L'assaut des forces de police a été décidé au lendemain de l'incendie du consulat iranien de Nadjaf. Des centaines de manifestants s'étaient introduits mercredi soir dans le bâtiment aux cris de : «Victoire à l'Irak ! L'Iran dehors !» Un acte d'autant plus symbolique que Nadjaf, cité sainte, accueille le mausolée de l'imam Ali, cousin de Mahomet et premier imam du chiisme, et l'une des nécropoles les plus étendues du Moyen-Orient. Entamée le 1er octobre, la contestation vise toujours à chasser un pouvoir central incompétent et corrompu. Malgré des réserves de pétrole massives, un Irakien sur cinq vit sous le seuil de pauvreté et selon les chiffres officiels, 410 milliards d'euros ont été détournés ces seize dernières années. Mais la colère cible chaque jour ouvertement l'influence iranienne. Profitant du retrait américain de 2011, Téhéran a accentué son emprise sur le pouvoir central de Bagdad, s'ingérant jusque dans les nominations de ministres. Dans des documents secrets obtenus par des médias américains, les services de renseignement iraniens louent leur «relation spéciale» avec Adel Abdel-Mehdi, ex-ministre du pétrole et actuel Premier ministre. L'Iran peut aussi compter sur les milices qu'il finance à travers le pays.

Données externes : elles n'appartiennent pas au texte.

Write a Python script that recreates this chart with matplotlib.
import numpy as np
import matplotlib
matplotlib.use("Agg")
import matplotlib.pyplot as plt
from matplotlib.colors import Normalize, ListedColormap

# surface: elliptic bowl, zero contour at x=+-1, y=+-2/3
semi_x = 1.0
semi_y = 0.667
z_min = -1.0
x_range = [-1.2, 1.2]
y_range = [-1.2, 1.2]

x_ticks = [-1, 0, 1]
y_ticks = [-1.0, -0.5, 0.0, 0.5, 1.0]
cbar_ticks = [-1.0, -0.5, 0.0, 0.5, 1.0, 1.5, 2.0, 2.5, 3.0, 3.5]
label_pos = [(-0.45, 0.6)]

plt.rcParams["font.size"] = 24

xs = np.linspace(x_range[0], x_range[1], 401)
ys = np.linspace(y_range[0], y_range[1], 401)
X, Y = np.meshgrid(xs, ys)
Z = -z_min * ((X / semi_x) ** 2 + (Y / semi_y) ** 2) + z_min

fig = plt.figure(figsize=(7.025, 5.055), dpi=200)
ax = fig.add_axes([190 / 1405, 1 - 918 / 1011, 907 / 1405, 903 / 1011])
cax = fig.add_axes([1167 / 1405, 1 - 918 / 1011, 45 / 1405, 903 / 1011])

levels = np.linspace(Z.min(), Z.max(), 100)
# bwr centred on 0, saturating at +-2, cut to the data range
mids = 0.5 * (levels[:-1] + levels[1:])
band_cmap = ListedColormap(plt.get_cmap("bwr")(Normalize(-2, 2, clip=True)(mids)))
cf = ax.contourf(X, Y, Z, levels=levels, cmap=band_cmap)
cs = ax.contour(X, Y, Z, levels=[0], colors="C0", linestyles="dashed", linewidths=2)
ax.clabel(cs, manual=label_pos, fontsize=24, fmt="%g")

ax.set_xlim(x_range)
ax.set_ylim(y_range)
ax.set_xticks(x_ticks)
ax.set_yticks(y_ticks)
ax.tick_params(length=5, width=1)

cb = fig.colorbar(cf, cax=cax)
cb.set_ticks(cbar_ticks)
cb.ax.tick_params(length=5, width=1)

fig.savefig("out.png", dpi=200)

Sans surprise, Téhéran a violemment réagi à l'attaque contre son consulat de Nadjaf. «L'Iran a officiellement fait part de son dégoût à l'ambassadeur d'Irak», a déclaré le porte-parole du ministère des Affaires étrangères en exigeant «une action décisive, efficace et responsable contre les agents destructeurs et les agresseurs». Bagdad a de son côté dénoncé des personnes «étrangères aux manifestations» qui voulaient «saper les relations historiques» entre l'Irak et l'Iran.
Le pouvoir central irakien paraît en réalité désemparé. Il a annoncé la création de «cellules de crise» à travers le pays et nommé des commandants militaires pour «restaurer l'ordre». Mais à Nassiriya, la nomination du général Jamil al-Chemmari, en charge de la sécurité à Bassora lors des émeutes de 2018, a été dénoncée par le gouverneur de la province.
Refus de céder
Le Premier ministre Abdel-Mehdi a finalement limogé celui qu’il venait de nommer. Il refuse pour autant de céder aux principales exigences des manifestants : des réformes, un renouvellement du système et sa démission.

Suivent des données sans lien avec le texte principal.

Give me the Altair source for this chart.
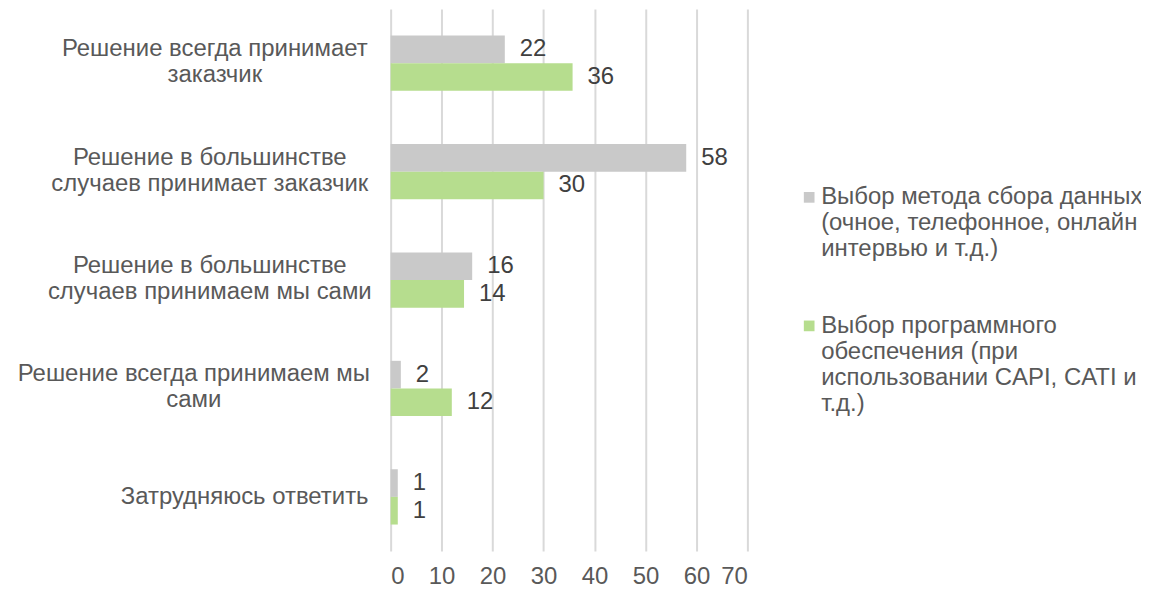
import altair as alt
import pandas as pd

categories = [
    "Решение всегда принимает|заказчик",
    "Решение в большинстве|случаев принимает заказчик",
    "Решение в большинстве|случаев принимаем мы сами",
    "Решение всегда принимаем мы|сами",
    "Затрудняюсь ответить",
]
series = [
    "Выбор метода сбора данных|(очное, телефонное, онлайн|интервью и т.д.)",
    "Выбор программного|обеспечения (при|использовании CAPI, CATI и|т.д.)",
]
method_values = [22.4, 58, 16, 2, 1.4]
software_values = [35.7, 30, 14.4, 12, 1.4]
colors = ["#c9c9c9", "#b6dd8e"]

# style: distance from the axis to the centre of each centred label block
label_center_pad = [177, 182, 182, 198, 147]

rows = []
for c, a, b in zip(categories, method_values, software_values):
    rows.append({"category": c, "series": series[0], "value": a})
    rows.append({"category": c, "series": series[1], "value": b})
df = pd.DataFrame(rows)

FONT = "Liberation Sans"
FS = 24

pad_conditions = [
    {"test": f"datum.value === {c!r}", "value": p}
    for c, p in zip(categories[:-1], label_center_pad[:-1])
]

y_enc = alt.Y(
    "category:N",
    sort=categories,
    title=None,
    scale=alt.Scale(paddingInner=0.49, paddingOuter=0.245),
    axis=alt.Axis(
        labelExpr="split(datum.label, '|')",
        labelAlign="center",
        labelBaseline="middle",
        labelPadding={"condition": pad_conditions, "value": label_center_pad[-1]},
        labelOffset={
            "condition": {"test": "indexof(datum.value, '|') >= 0", "value": -14},
            "value": 0,
        },
        labelLimit=400,
        labelFontSize=FS,
        labelLineHeight=26,
        labelColor="#595959",
        labelFont=FONT,
        ticks=False,
        domain=False,
        grid=False,
    ),
)
yoff = alt.YOffset("series:N", sort=series)

bars = alt.Chart(df).mark_bar().encode(
    x=alt.X(
        "value:Q",
        title=None,
        scale=alt.Scale(domain=[0, 70], nice=False),
        axis=alt.Axis(
            values=[0, 10, 20, 30, 40, 50, 60, 70],
            format="d",
            grid=True,
            gridColor="#d9d9d9",
            gridWidth=2,
            domain=False,
            ticks=False,
            labelPadding=14,
            labelFontSize=FS,
            labelColor="#595959",
            labelFont=FONT,
        ),
    ),
    y=y_enc,
    yOffset=yoff,
    color=alt.Color(
        "series:N",
        sort=series,
        scale=alt.Scale(domain=series, range=colors),
        legend=alt.Legend(
            title=None,
            orient="none",
            legendX=408,
            legendY=177,
            padding=0,
            symbolType="square",
            symbolSize=115,
            symbolStrokeWidth=0,
            labelExpr="split(datum.label, '|')",
            labelFontSize=FS,
            labelColor="#595959",
            labelFont=FONT,
            labelLimit=400,
            labelBaseline="middle",
            labelOffset=0,
            rowPadding=53,
        ),
    ),
)

labels = alt.Chart(df).mark_text(
    align="left", baseline="middle", dx=15, fontSize=FS,
    color="#404040", font=FONT,
).encode(
    x="value:Q",
    y=alt.Y("category:N", sort=categories),
    yOffset=yoff,
    text=alt.Text("value:Q", format="d"),
)

chart = (
    alt.layer(bars, labels)
    .properties(
        width=358,
        height=544,
        autosize=alt.AutoSizeParams(type="none"),
        padding={"left": 384, "top": 0, "right": 395, "bottom": 32},
    )
    .configure(
        background="white",
        style={"guide-label": {"lineHeight": 26}},
        view=alt.ViewConfig(strokeWidth=0),
    )
)

chart.save("out.html", embed_options={"renderer": "svg", "actions": False})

Face au blocage de Bagdad, le mouvement se poursuit et s’intensifie. Des manifestants se sont heurtés jeudi aux forces de l’ordre à Kerbala, autre ville sainte chiite, où le consulat iranien avait également été visé début novembre. Comme à Nassiriya, les policiers ont tiré à balles réelles, tuant au moins une personne.
Les manifestations n’ont pas cessé non plus à Bagdad, la capitale, et à Bassora, au sud, où les protestataires bloquent toujours les principales routes. Depuis deux mois, la répression des forces de l’ordre a fait plus de 380 morts et 15 000 blessés.